Real Women Have Curves screening will take place in-person at the Mello Center
By Hannah Hagemann, Santa Cruz Sentinal
February 24, 2022
WATSONVILLE — Local nonprofit arts organization the Watsonville Film Festival is set to launch its 10th annual festival beginning March 11, which will feature more than 30 award-winning, local and student films.
The festival centers on the theme of “10 Years Cultivating Community Through Film.” It includes both virtual and in-person components. Selected films focus on Latina and Latino art, activism, resistance and community and will be screened online for free at watsonvillefilmfest.org through March 20.
Consuelo Alba, director of the festival, pointed to program highlights such as Academy Award nominee “The Mole Agent” by director Maité Alberdi, double-Sundance winner “Identifying Features” by director Fernanda Valadez and Mexican Ariel Award nominee “Things We Dare Not Do” by director Bruno Santamaría.
Some of the Watsonville Film Festival Selections are featured on this poster. (Contributed graphic — Watsonville Film Festival)
“We are excited and proud to celebrate a decade of the storytelling and artistry of the Latinx community in front of, and behind, the camera,” Alba said in a prepared release. “This year we are presenting an incredibly powerful selection of films, most of them directed by women.”
The film festival will also honor “Real Women Have Curves” at an in-person screening event at the Henry J. Mello Center for the Performing Arts in Watsonville.

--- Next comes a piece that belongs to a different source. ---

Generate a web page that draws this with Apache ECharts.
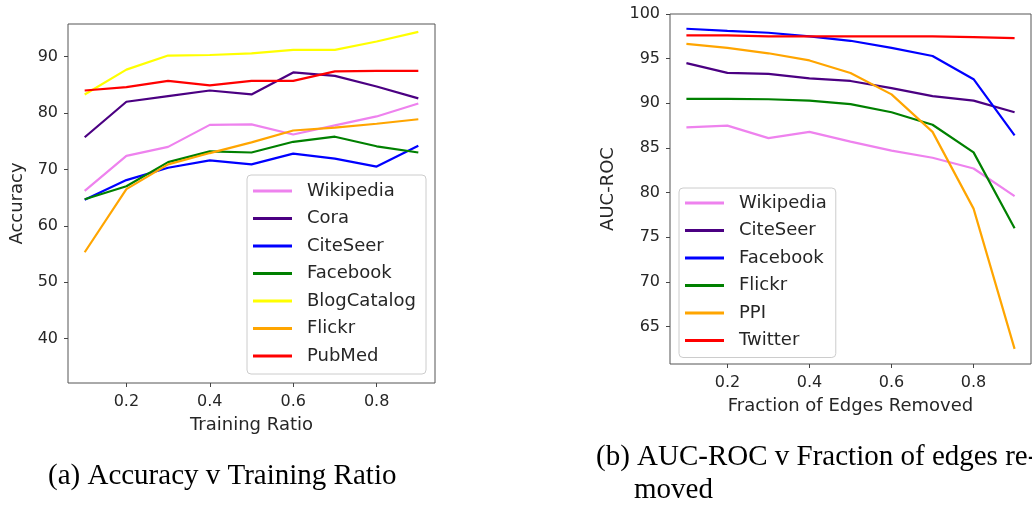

The 2002 film – which shot Latina actress America Ferrera to fame – continues to make ripples today. It earned a Sundance Audience Award and was recently inducted into the Library of Congress National Film Registry.
Playwright Josefina Lopez based “Real Women Have Curves” on her own life story, and co-produced the film. Lopez will attend the Watsonville Film Festival on March 12 at the Mello Center for the screening, and give remarks there, according to Alba.
At the in-person event, seven emerging Latino and Latina filmmakers from the Santa Cruz County and Pájaro Valley regions chosen for the film festival’s inaugural ‘Cine Se Puede fellowship’ will also be honored.
The virtual program also includes several local films, including fiction shorts “Amor en Cuarentena” and “Disposable,” experimental film “Oda a los Frijoles” and the documentaries “La Perla del Pacifico” and “The Work of Art.” The screening of Disposable will be a world premiere.
“We are proud to present another great program this year. The outpouring of support to celebrate our 10th birthday has been amazing,” Alba said in a prepared release.
IF YOU GO
WHAT: 10th Annual Watsonville Film Festival.
WHEN: March 11-March 20.
WHERE: watsonvillefilmfest.org.
SPECIAL IN-PERSON PROGRAM: 6 p.m. March 12 at the Henry Mello Center, 250 E. Beach St. Watsonville; register online to reserve a seat.